____ Data provided

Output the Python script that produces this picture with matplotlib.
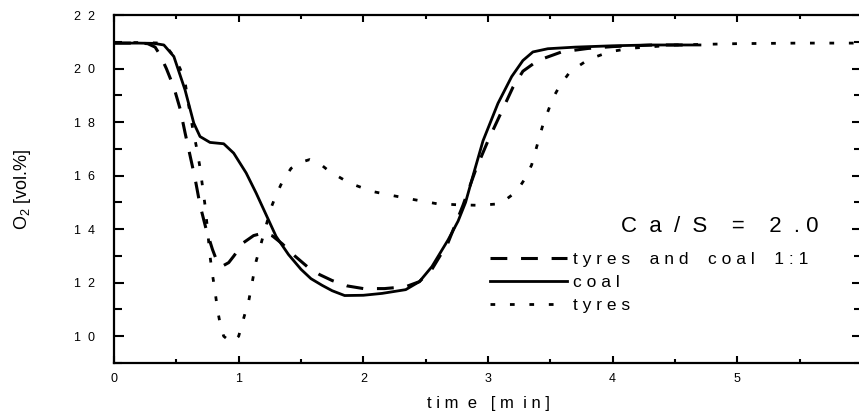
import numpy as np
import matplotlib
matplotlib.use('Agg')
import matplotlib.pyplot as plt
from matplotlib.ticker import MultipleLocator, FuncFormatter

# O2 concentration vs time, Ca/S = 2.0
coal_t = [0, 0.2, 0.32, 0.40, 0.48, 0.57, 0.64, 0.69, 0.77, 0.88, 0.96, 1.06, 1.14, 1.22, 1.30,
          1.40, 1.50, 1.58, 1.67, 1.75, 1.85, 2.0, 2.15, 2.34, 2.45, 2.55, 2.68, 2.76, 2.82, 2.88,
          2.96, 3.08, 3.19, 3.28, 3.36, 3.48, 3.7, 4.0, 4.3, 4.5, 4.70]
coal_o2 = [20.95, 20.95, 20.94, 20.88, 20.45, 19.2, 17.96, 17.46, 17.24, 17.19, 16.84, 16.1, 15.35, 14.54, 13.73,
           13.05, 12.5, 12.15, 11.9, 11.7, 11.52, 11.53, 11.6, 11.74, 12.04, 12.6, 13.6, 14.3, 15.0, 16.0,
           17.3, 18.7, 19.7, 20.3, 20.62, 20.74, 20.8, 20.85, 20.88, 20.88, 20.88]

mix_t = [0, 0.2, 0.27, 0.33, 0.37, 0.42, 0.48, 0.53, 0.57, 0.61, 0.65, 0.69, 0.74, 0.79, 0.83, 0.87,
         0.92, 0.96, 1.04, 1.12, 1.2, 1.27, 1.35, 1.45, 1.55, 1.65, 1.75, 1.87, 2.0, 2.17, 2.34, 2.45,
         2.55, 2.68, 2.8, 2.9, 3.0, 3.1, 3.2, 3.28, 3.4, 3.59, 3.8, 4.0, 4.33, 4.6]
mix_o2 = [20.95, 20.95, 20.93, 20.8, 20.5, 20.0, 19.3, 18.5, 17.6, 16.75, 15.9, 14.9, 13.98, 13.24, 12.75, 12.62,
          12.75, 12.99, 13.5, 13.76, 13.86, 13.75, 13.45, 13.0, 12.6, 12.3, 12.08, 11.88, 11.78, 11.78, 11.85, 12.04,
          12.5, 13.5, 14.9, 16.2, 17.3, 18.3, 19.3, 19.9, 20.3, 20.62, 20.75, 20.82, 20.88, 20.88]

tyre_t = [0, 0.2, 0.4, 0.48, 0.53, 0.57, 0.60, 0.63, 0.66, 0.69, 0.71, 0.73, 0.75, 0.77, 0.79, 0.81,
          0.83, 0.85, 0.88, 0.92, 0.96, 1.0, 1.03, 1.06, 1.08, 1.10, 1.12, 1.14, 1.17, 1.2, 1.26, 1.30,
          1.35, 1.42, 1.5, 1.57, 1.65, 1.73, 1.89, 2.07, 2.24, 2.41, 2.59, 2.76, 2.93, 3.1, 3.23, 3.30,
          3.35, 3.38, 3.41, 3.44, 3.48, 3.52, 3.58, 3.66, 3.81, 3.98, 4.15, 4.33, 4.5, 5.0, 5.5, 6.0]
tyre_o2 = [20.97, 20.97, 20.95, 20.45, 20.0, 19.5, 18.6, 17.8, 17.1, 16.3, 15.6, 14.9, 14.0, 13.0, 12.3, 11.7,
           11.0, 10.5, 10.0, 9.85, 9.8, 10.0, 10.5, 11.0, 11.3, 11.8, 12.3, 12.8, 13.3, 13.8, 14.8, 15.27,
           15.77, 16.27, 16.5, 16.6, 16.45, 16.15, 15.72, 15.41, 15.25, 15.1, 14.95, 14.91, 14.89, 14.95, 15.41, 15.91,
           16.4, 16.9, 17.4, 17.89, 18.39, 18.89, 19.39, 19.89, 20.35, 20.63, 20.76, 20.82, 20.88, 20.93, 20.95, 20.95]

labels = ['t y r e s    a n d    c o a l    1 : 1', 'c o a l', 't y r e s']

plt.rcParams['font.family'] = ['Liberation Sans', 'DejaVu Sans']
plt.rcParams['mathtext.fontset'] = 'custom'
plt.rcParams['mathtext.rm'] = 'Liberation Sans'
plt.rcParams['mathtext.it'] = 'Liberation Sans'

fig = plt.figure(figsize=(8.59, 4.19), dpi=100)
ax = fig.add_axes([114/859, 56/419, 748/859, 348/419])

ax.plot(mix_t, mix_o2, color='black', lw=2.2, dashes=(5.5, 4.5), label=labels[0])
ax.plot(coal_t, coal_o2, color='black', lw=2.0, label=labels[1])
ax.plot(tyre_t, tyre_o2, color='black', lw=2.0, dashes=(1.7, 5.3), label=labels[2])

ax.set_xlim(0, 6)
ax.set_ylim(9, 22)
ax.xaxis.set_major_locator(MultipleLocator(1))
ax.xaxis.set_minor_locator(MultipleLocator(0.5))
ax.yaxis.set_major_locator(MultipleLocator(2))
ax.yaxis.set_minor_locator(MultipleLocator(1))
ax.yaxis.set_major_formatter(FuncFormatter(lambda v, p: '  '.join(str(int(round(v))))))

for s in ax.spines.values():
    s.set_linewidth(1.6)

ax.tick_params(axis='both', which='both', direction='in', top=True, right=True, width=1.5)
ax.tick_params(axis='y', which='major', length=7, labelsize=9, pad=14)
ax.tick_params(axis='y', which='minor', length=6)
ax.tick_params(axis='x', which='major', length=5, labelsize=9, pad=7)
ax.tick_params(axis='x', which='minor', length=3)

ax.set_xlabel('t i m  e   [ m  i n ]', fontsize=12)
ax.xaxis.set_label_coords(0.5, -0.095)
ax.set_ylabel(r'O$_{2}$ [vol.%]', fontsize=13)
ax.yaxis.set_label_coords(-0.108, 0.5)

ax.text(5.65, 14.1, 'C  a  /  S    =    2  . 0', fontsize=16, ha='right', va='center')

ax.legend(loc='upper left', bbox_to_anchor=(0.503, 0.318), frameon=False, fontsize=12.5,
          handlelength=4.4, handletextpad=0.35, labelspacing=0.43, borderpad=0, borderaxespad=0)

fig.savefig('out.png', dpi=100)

________
____ Data provided

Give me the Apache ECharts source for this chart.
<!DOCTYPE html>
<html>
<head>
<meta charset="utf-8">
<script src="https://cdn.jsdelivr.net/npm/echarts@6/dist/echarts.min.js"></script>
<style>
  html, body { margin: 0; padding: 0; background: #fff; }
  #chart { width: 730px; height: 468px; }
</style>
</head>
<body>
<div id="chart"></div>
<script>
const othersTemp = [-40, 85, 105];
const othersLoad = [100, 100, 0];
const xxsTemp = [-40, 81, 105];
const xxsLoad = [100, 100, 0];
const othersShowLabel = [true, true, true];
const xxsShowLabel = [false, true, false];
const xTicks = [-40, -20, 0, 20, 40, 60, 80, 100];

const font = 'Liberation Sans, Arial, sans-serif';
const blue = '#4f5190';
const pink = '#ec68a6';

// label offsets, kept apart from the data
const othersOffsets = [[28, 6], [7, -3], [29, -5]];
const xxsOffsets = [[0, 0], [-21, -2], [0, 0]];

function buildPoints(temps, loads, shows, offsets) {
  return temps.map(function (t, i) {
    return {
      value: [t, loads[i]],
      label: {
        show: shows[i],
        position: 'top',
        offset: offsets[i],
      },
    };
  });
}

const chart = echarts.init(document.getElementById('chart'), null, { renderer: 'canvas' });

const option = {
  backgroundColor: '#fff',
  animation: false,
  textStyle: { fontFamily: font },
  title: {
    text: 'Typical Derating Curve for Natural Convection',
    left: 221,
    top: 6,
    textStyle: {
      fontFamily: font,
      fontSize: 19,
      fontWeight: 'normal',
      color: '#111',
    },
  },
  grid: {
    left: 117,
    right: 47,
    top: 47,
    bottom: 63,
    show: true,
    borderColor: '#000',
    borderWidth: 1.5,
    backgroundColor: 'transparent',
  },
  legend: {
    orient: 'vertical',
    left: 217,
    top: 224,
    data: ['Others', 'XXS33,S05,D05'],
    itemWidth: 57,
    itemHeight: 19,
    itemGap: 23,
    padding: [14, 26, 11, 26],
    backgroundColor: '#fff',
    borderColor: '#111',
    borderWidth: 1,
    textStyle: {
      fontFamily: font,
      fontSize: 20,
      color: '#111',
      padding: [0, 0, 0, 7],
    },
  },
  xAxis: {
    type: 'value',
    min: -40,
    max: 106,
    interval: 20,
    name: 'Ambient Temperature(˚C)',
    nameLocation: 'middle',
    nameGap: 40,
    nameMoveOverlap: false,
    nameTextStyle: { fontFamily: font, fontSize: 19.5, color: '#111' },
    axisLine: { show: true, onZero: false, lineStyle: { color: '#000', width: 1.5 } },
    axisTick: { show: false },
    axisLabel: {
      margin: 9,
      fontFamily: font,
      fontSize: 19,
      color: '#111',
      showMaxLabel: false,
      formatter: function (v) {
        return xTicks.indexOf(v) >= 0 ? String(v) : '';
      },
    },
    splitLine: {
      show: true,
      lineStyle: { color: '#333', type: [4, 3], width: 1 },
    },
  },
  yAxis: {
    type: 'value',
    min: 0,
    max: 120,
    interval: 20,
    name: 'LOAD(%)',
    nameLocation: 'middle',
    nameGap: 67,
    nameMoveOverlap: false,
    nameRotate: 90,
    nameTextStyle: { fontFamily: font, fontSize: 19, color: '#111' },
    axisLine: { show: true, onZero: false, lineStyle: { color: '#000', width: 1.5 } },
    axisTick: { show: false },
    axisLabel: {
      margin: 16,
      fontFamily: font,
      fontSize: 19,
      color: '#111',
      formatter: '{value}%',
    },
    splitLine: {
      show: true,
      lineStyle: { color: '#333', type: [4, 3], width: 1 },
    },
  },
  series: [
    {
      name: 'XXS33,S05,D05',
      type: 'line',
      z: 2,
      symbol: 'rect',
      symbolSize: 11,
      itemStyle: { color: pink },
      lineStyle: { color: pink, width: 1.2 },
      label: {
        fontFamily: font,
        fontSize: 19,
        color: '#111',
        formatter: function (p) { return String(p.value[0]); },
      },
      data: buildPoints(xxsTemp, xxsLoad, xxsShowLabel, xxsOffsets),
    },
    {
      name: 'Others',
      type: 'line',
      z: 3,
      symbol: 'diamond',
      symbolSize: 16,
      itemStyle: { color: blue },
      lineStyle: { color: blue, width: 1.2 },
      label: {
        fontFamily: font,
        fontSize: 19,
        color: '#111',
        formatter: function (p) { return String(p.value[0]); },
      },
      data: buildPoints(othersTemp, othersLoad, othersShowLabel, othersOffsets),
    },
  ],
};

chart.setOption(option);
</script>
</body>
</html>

________

- Short task:
Using the records above, copy each line that contains "matplotlib".

- Output for this task:
Output the Python script that produces this picture with matplotlib.
import matplotlib
matplotlib.use('Agg')
import matplotlib.pyplot as plt
from matplotlib.ticker import MultipleLocator, FuncFormatter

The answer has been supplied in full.